News & Insights
Maryland Supreme Court Clarifies Rights Regarding Commercial Evictions
May 4, 2026
By: Patrick W. Daley
The Supreme Court of Maryland issued a significant decision on April 29, 2026 in Kapneck 14-16, LLC v. Bkeezy's Speakeasy, LLC, that is likely to reshape certain issues that arise in summary ejection actions involving commercial lease disputes. In particular, the ruling addressed two critical issues: (1) whether a commercial tenant can waive the statutory right of redemption; and (2) what constitutes “due and unpaid” rent in the context of additional charges.
In the commercial lease context, tenants often have a “right of redemption,” which allows a tenant to terminate an eviction proceeding by paying the landlord all past due rent and related fees, such as late fees and attorneys’ fees. In Kapneck, the Maryland Supreme Court examined § 1-104 of the Maryland Real Property Article and waiver of the right of redemption does not violate Maryland public policy and held that a commercial tenant may contractually waive its statutory right of redemption. In reaching this conclusion, the Maryland Supreme Court distinguished its prior decision in Copinol Restaurant, Inc. v. 26 North Market LLC, 491 Md. 246 (2025), where the Court determined that a waiver of redemption rights affects only the post-judgment consequences of a summary ejectment, not the statutory elements required to bring an action. Among other things, the Court also relied on the principle that parties generally are free to vary or otherwise deviate from statutory rights through contractual terms, unless the statute expressly prohibits the waiver of such rights. As a result, a properly drafted commercial lease provision can waive a tenant’s redemption rights and will be enforced. This outcome highlights a notable distinction between residential leases and commercial leases, as such waivers are barred in residential leases by § 8-208 of the Maryland Real Property Article.
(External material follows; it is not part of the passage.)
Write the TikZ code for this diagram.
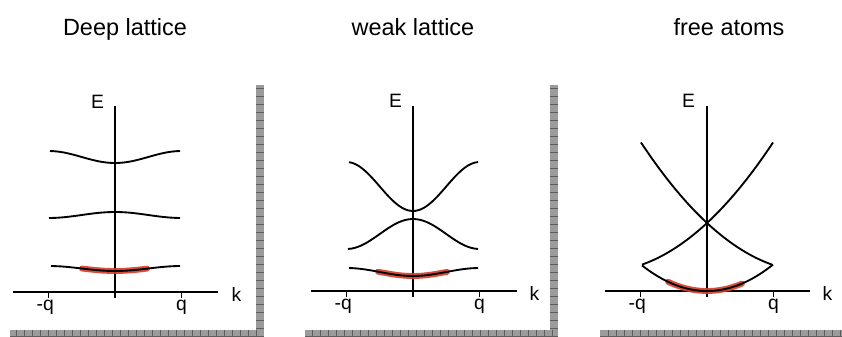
\documentclass[tikz,border=0pt]{standalone}
\usepackage{fontspec}
\setmainfont{Liberation Sans}
\definecolor{bandred}{RGB}{214,58,38}
\definecolor{framegray}{RGB}{155,155,155}
\definecolor{framedark}{RGB}{95,95,95}
\usetikzlibrary{positioning}

\begin{document}
\begin{tikzpicture}[x=0.75pt,y=0.75pt,
  axis/.style={line width=1.5pt},
  tick/.style={line width=0.8pt},
  band/.style={line width=1.4pt},
  lowest/.style={line width=4.4pt,bandred,opacity=0.9,line cap=round},
  lbl/.style={font=\fontsize{14.5}{16}\selectfont,inner sep=1pt},
  title/.style={font=\fontsize{17.6}{20}\selectfont,anchor=base},
  frame/.style={fill=framegray,draw=none},
  ruler/.style={draw=framedark,line width=0.5pt}
]
  \useasboundingbox (0,0) rectangle (842,336);
  % titles
  \node[title] (t1) at (125,300) {Deep lattice};
  \node[title] (t2) at (413,300) {weak lattice};
  \node[title] (t3) at (729,300) {free atoms};
  % gray frames
  \fill[frame] (256,0) rectangle (264,251);
  \fill[frame] (10,0) rectangle (264,6);
  \fill[frame] (550,0) rectangle (558,251);
  \fill[frame] (305,0) rectangle (558,6);
  \fill[frame] (600,0) rectangle (842,6);
  \foreach \y in {8,16,...,248} {
    \draw[ruler] (256,\y) -- (264,\y);
    \draw[ruler] (550,\y) -- (558,\y);
  }
  \foreach \x in {16,24,...,256} \draw[ruler] (\x,0) -- (\x,6);
  \foreach \x in {312,320,...,552} \draw[ruler] (\x,0) -- (\x,6);
  \foreach \x in {608,616,...,840} \draw[ruler] (\x,0) -- (\x,6);
  \draw[ruler] (10,0) -- (264,0);
  \draw[ruler] (305,0) -- (558,0);
  \draw[ruler] (600,0) -- (842,0);

  % deep lattice
  \begin{scope}[shift={(115,44)}]
    \coordinate (kL1) at (-102,0);
    \coordinate (kR1) at (103,0);
    \coordinate (eB1) at (0,-6);
    \coordinate (eT1) at (0,186);
    \draw[axis] (kL1) -- (kR1);
    \draw[axis] (eB1) -- (eT1);
    \node[lbl,anchor=north] (mq1) at (-66.5,-6) {\llap{-}q};
    \node[lbl,anchor=north] (q1) at (66.5,-6) {q};
    \draw[tick] (mq1.north) -- (mq1.north |- kL1);
    \draw[tick] (q1.north) -- (q1.north |- kL1);
    \node[lbl,anchor=base west] (k1) at (115,-9) {k};
    \node[lbl,anchor=base] (E1) at (-17.5,183) {E};
    \draw[band] plot[domain=-65:65,samples=40] (\x,{135-6*cos(180*\x/66.5)});
    \draw[band] plot[domain=-66:65,samples=40] (\x,{77+3*cos(180*\x/66.5)});
    \draw[lowest] plot[domain=-33:32,samples=20] (\x,{23.5-2.5*cos(180*\x/66.5)});
    \draw[band] plot[domain=-64:65,samples=40] (\x,{23.5-2.5*cos(180*\x/66.5)});
  \end{scope}

  % weak lattice
  \begin{scope}[shift={(413,45)}]
    \coordinate (kL2) at (-102,0);
    \coordinate (kR2) at (104,0);
    \coordinate (eB2) at (0,-6);
    \coordinate (eT2) at (0,185);
    \draw[axis] (kL2) -- (kR2);
    \draw[axis] (eB2) -- (eT2);
    \node[lbl,anchor=north] (mq2) at (-66.5,-6) {\llap{-}q};
    \node[lbl,anchor=north] (q2) at (66.5,-6) {q};
    \draw[tick] (mq2.north) -- (mq2.north |- kL2);
    \draw[tick] (q2.north) -- (q2.north |- kL2);
    \node[lbl,anchor=base west] (k2) at (115,-9) {k};
    \node[lbl,anchor=base] (E2) at (-17.5,183) {E};
    \draw[band] plot[domain=-64:65,samples=40] (\x,{104.5-24.5*cos(180*\x/66.5)});
    \draw[band] plot[domain=-65:65,samples=40] (\x,{57+15*cos(180*\x/66.5)});
    \draw[lowest] plot[domain=-35:34,samples=20] (\x,{19-4*cos(180*\x/66.5)});
    \draw[band] plot[domain=-64:65,samples=40] (\x,{19-4*cos(180*\x/66.5)});
  \end{scope}

  % free atoms
  \begin{scope}[shift={(707,45)}]
    \coordinate (kL3) at (-102,0);
    \coordinate (kR3) at (103,0);
    \coordinate (eB3) at (0,-6);
    \coordinate (eT3) at (0,185);
    \draw[axis] (kL3) -- (kR3);
    \draw[axis] (eB3) -- (eT3);
    \node[lbl,anchor=north] (mq3) at (-66.5,-6) {\llap{-}q};
    \node[lbl,anchor=north] (q3) at (66.5,-6) {q};
    \draw[tick] (mq3.north) -- (mq3.north |- kL3);
    \draw[tick] (q3.north) -- (q3.north |- kL3);
    \node[lbl,anchor=base west] (k3) at (114,-9) {k};
    \node[lbl,anchor=base] (E3) at (-18.5,183) {E};
    \draw[lowest] plot[domain=-39:35,samples=20] (\x,{26*(\x/65.5)^2});
    \draw[band] plot[domain=-65:66,samples=40] (\x,{26*(\x/65.5)^2});
    \draw[band] plot[domain=-65:66,samples=40] (\x,{0.00442*\x*\x+0.928*\x+68});
    \draw[band] plot[domain=-66:65,samples=40] (\x,{0.00442*\x*\x-0.928*\x+68});
  \end{scope}
\end{tikzpicture}
\end{document}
After addressing waiver of the right of redemption, the Maryland Supreme Court turned to the statutory notice provision found in § 8-401(c)(1) of the Maryland Real Property Article. Pursuant to § 8-401(c)(1), a landlord must provide written notice of its intent to file a complaint “to recover possession of [a] residential premises.” (emphasis added by the Court). Relying on the express and unambiguous terms of the statutory provision, the Court (not surprisingly) held that the pre-suit notice requirement found in the statute applies only to residential tenancies, not commercial leases. The Court did not end its analysis there, however, and it imposed an important limitation on landlords that want to reclaim possession of properties. In this regard, the Maryland Supreme Court held that a landlord may seek summary ejectment only for amounts that are truly “due and unpaid.” To meet this standard of being “due and unpaid,” a tenant must have: (1) prior notice of the nature and amount of the charges that are due; and (2) the full contractual time to pay under the lease. To this end, the Court determined that a charge cannot be “due” unless a tenant is aware of it. In other words, rent must be “definitely ascertained” for a court to find eviction of a commercial tenant is warranted, and charges first disclosed after filing suit cannot form the basis of a summary ejectment action. In this regard, the Court effectively imposed some pre-suit notice required on landlords for summary ejectment proceedings.
Related to its analysis of the pre-suit notice provision, the Court also undertook an analysis of “additional rent” and whether it was “due and unpaid” in the case before it. In this regard, with respect to water and sewer charges, the Court determined that they must be billed within a reasonable timeframe (e.g., shortly after receipt) to be included as “additional rent.” As for attorneys’ fees, the Court held that landlords must disclose both the nature and amount of such fees before they become collectible as “additional rent.” Similarly, for late fees to be collectible as “additional rent,” late fees must be properly demanded, particularly where the landlord’s course of conduct suggests discretion. In short, in order to collect any sums (and to proceed with the summary eviction proceeding), landlords cannot rely on after-the-fact accounting to justify eviction.
The Maryland Supreme Court’s decision in Kapneck is significant for multiple reasons, both to commercial landlords and commercial tenants. For landlords, they want to (1) ensure lease provisions clearly and expressly waive redemption rights if that is what the landlord intends, the intent, (2) implement consistent and timely billing practices for all items that constitute additional rent, (3) and provide timely, documented notice of all charges before filing suit. For tenants, they want to (a) carefully review and comprehend lease provisions that waive statutory rights, (b) track and dispute additional rent charges promptly upon receipt (if warranted), and (c) be aware that failure to receive advance notice of charges may provide a defense to eviction. And, beyond the commercial lease context, the Maryland Supreme Court’s decision in Kapneck serves as an important reminder about two widely (although not universally) applicable legal principles in Maryland – that being the freedom to enter into contract terms that are agreeable to the parties and providing proper notice to parties.